COLOR-SHADES ®(カラー・シェーズ)技術
シリオス社は、近年、画素ごとに構成されたマルチスペクトルフィルタの製造を可能にするCOLOR-SHADES ® (カラー・シェーズ)技術を開発した。
この技術を用いて、市販されている画素サイズ5.3µmの130万画素モノクロCMOSイメージセンサに同社のCOLOR-SHADES ® 技術を融合しマルチスペクトルカメラを実現した。
シリオス社がリリースした小型軽量マルチスペクトルカメラ「CMS-C」「CMS-V」「CMS-S」の3機種は、COLOR-SHADES ® マルチスペクトルフィルタを、市販されている画素サイズ5.3µmの130万画素モノクロCMOSイメージセンサにハイブリッド・アセンブリしたマルチスペクトルセンサを搭載している。
このCOLOR-SHADES ® マルチスペクトルフィルタは、カラーRGBベイヤ配列のカスタム版のようなもので、CMOSイメージセンサに入射する光をそれぞれの画素ごとにフィルタリングする役割を担う(図1)。
小型軽量マルチスペクトルカメラ
CMSカメラを使って撮像すると、1つのシーンから8枚の「単色」画像(FWHM:20~60nm)と1枚の白黒画像(パンクロ)が出力される(図2)。
前述の3機種のカメラ製品は、それぞれターゲットとするアプリケーションによって波長範囲が特定されており、本体が色分けされている(図3)。

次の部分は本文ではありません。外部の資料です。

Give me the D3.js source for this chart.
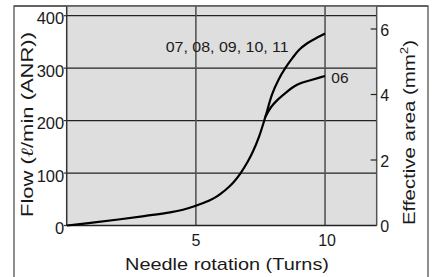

CMS-C(本体カラーは赤)は、色の測定、校正または識別が想定される主な用途で400~700nmの波長範囲で使用。CMS-V(緑)は、550~800nmの波長感度をもちクロロフィル・サンプリングによる植生および精密農業に向いている。
CMS-S(青)は、650~900nmに波長感度がありセキュリティや防衛用途向けに提案している。 本稿ではCMS-Vのクロロフィル検知の使用例を簡単に紹介する。
CMS-Vカメラでの撮像例
図4に示すスマートフォンで撮像したRGB画像では、緑色のパッドに乗せた葉っぱが同じような見た目で判別しづらいが、CMS-Vカメラで撮像すると図5や図6のように容易に判別が可能になる。
順を追って動作を説明すると、CMS-Vからは撮像した画像が図7のように生データで出力される。
この生データにはマルチスペクトルフィルタを通じて入射してきたすべての範囲のスペクトル情報が10bitで格納されており、この生データから各波長の情報を抜き出すことができる。
それぞれのバンドごとに抜き出すと図2のようになる。それらを疑似カラー合成した画像が図5である。これは細かな違いはあれど、スマートフォンのカメラでカラー(RGB)画像を表示するのと同じ仕組みである。
CMSカメラには評価用ソフトウェアが付属しており、NDVI(植生指数)を画像化する機能も付いている(図6)。
図8は屋外の様子をRGBカメラで撮像した画像である。このシーンをCMS-Vカメラで撮像すると図9のようになり若葉や立木、草などが強調される。
図10はスペクトルギャップを画像化したもので、リファレンスとなるスペクトルに近いものが赤色で、遠いものが青、そしてその中間が緑色で表示される。
さいごに
CMSカメラは重量59gときわめて軽量であり、ドローンなどに搭載して撮像することにも適している。USBケーブル1本で電源供給とデータ転送を行えるため携帯性にも優れており、扱いやすいことも特徴の1つである。これらのお手頃価格の標準品とは別に、シリオス社ではお客様のニーズに合わせてマルチスペクトルセンサの開発も可能である。